MATERIAL FOR THIS EXERCISE
Begin

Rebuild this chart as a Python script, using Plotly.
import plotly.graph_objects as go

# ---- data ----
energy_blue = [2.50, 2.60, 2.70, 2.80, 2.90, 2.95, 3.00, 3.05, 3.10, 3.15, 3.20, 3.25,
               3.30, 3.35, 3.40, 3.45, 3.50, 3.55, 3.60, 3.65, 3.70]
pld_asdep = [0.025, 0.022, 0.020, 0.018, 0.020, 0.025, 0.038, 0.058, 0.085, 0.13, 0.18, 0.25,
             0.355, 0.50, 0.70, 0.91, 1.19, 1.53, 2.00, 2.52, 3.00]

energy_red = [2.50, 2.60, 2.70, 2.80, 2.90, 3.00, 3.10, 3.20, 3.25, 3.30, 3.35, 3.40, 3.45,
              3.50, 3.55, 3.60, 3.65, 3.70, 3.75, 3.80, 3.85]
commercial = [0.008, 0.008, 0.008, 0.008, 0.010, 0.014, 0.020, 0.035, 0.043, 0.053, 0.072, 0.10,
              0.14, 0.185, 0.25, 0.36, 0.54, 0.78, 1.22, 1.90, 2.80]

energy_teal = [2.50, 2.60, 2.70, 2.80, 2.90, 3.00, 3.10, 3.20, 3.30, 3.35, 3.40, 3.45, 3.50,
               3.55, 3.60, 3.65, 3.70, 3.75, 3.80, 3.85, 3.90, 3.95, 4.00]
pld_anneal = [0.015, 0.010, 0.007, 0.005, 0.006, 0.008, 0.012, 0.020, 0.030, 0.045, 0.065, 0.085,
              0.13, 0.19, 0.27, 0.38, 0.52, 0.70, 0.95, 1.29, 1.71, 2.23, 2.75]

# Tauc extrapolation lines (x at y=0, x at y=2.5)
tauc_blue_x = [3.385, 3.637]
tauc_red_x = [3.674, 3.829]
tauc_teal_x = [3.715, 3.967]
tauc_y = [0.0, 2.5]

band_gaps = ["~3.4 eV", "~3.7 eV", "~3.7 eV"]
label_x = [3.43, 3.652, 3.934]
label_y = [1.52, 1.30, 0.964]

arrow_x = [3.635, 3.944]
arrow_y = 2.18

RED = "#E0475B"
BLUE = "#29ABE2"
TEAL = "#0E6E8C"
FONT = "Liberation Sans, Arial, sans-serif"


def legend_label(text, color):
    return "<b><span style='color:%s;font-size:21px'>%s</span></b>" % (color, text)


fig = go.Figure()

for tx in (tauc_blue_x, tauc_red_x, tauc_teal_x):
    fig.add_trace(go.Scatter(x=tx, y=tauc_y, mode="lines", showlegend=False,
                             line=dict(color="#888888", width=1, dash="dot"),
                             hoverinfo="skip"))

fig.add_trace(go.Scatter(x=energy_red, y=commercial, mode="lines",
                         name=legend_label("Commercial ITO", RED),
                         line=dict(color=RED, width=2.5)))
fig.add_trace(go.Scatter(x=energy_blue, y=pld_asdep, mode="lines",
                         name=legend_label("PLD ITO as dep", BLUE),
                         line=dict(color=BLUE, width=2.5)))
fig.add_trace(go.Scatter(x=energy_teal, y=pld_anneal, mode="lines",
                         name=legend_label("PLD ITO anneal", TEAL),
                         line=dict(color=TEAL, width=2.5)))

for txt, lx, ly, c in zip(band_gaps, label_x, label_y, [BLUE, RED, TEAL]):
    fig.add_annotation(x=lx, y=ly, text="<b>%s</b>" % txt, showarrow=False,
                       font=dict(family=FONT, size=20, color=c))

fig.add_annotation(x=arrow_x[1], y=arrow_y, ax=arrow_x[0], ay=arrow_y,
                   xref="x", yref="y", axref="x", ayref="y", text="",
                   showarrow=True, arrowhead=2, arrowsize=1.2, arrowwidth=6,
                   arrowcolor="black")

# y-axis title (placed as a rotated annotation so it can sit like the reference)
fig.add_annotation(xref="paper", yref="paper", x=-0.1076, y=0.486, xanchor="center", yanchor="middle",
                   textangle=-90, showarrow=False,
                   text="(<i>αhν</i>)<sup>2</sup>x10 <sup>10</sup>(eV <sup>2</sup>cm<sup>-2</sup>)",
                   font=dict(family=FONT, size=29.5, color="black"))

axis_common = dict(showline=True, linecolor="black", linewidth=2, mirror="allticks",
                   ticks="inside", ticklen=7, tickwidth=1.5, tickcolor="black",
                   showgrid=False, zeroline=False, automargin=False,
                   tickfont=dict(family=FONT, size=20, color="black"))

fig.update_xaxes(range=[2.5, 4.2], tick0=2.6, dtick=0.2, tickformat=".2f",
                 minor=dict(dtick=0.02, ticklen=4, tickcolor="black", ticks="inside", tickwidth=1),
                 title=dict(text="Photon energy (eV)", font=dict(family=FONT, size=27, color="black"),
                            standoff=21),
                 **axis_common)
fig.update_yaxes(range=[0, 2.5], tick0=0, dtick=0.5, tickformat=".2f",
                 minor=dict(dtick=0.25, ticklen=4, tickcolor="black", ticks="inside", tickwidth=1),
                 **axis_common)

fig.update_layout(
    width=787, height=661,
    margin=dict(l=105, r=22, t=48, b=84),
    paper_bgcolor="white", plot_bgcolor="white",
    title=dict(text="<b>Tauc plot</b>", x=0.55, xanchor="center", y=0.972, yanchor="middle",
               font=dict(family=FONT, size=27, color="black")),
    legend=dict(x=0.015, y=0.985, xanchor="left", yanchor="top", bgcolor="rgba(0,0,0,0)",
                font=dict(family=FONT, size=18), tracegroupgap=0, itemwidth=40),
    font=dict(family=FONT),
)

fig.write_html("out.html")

End
Begin

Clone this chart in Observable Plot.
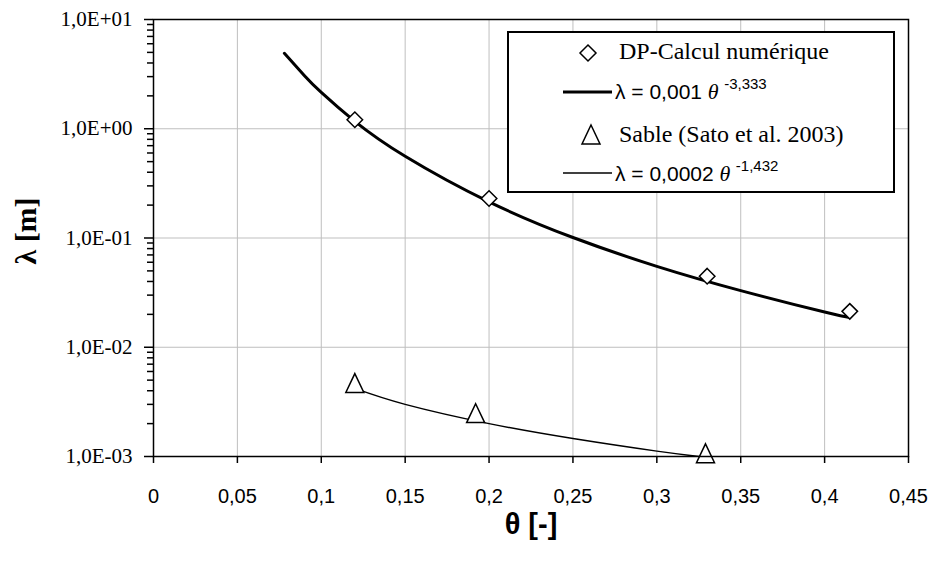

End

GIVEN EXERCISE
Copy out exactly the lines from the one with "Rebuild this chart" through the one with "import plotly.graph_objects as go", counting both ends, and no other lines.

RESULT
Rebuild this chart as a Python script, using Plotly.
import plotly.graph_objects as go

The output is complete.